Fazer o invasor beber o pior, sendo obrigado pela autoridade de conhecedores a ter de afirmar estarem diante do melhor, surge, assim, como uma forma de reafirmar as próprias qualidades, de deixar claro que há alguns prazeres que os mais fortes não podem apreciar —o que os faz mais fracos.

Os franceses também levantaram paredes falsas, jogaram pó sobre garrafas novas, para que parecessem velhas, cobriram os piores vinhos com os melhores e, inversamente, puseram os melhores vinhos nas piores garrafas. Mas também quiseram —ou tiveram de—, em determinados momentos, aceitar a dominação e permitir que os alemães bebessem bons vinhos.

"Homens de Preto", de John Harvey (Editora Unesp, 340 págs. R$ 48)
Também tratando de um aspecto secundário da Segunda Guerra Mundial, há uma discussão bastante interessante em "Homens de Preto" (Editora Unesp, 340 págs., R$ 48), de John Harvey. O livro é um grande estudo sobre a razão de o preto ter se imposto como uma cor que representa o poder e o universo masculino.

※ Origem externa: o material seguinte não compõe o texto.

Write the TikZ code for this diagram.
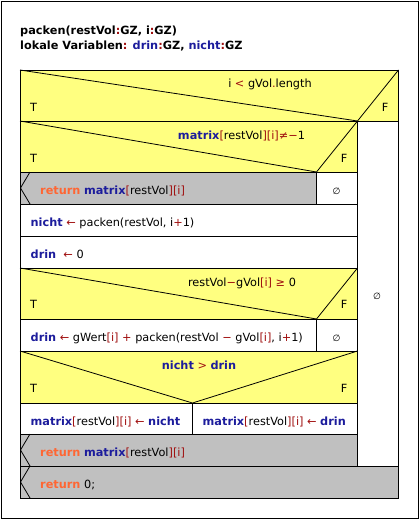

No trecho dedicado ao século 20, Harvey aponta a evolução do preto como a cor das tropas de choque de Hitler —as SS. "Quando se reagruparam em 1925, o ano em que as tropas de choque adotaram o marrom, foi formada a nova SS, a Schutzstaffel (esquadrão de proteção), que também vestia marrom, mas que se demarcava pelo quepe preto (com o emblema da caveira), pela gravata preta e por uma borda preta na braçadeira: um toque de preto distingue, assinalando o fato de que os nazis tinham uma elite." A distinção foi completada, segue ele, em 1933, "quando a nova SS, agora comandada por Himmler e passando de centenas a milhares de integrantes, adotou o famoso uniforme totalmente preto".

O preto, a não-cor que se tornou também a cor dos nazistas e tem uma longa trajetória até se tornar a cor que simboliza o poder (na Idade Média, escreve Harvey no início da obra, "os homens se vestiam esplendidamente se possuíam meios para tal; mesmo os pobres vestiam várias cores"), é também a cor de movimentos rebeldes, como o punk. "O punk expressava uma anarquia verdadeira, optando pela feiúra e pela sátira, através do exagero, da imagem que acredita que a classe média tenha deles: pontudos, perfurados, brutalizados, mal-educados. O punk expressava uma anarquia verdadeira e usava cores selvagens, em tons ácidos, para atingir o olhar. E também o punk, desde o início, fez seu próprio uso do preto."

Harvey não apresenta uma explicação única ou suficiente para entender por que movimentos organizações repressivas e movimentos rebeldes escolham a mesma cor, talvez porque o jogo entre repressão e liberdade, entre poder e resistência, não caminha sempre por trilhos muito claros.

Franceses trocando de roupas e escondendo seus vinhos, rapazes e garotas espetando o cabelo com sabão: o prazer permitido orientando a resistência, até que a liberdade ganhasse mais espaço.

Haroldo Ceravolo Sereza, 30, é jornalista e editor. Já viveu em Paris, como correspondente da Folha de S.Paulo, mas continua a se vestir mal, em várias cores.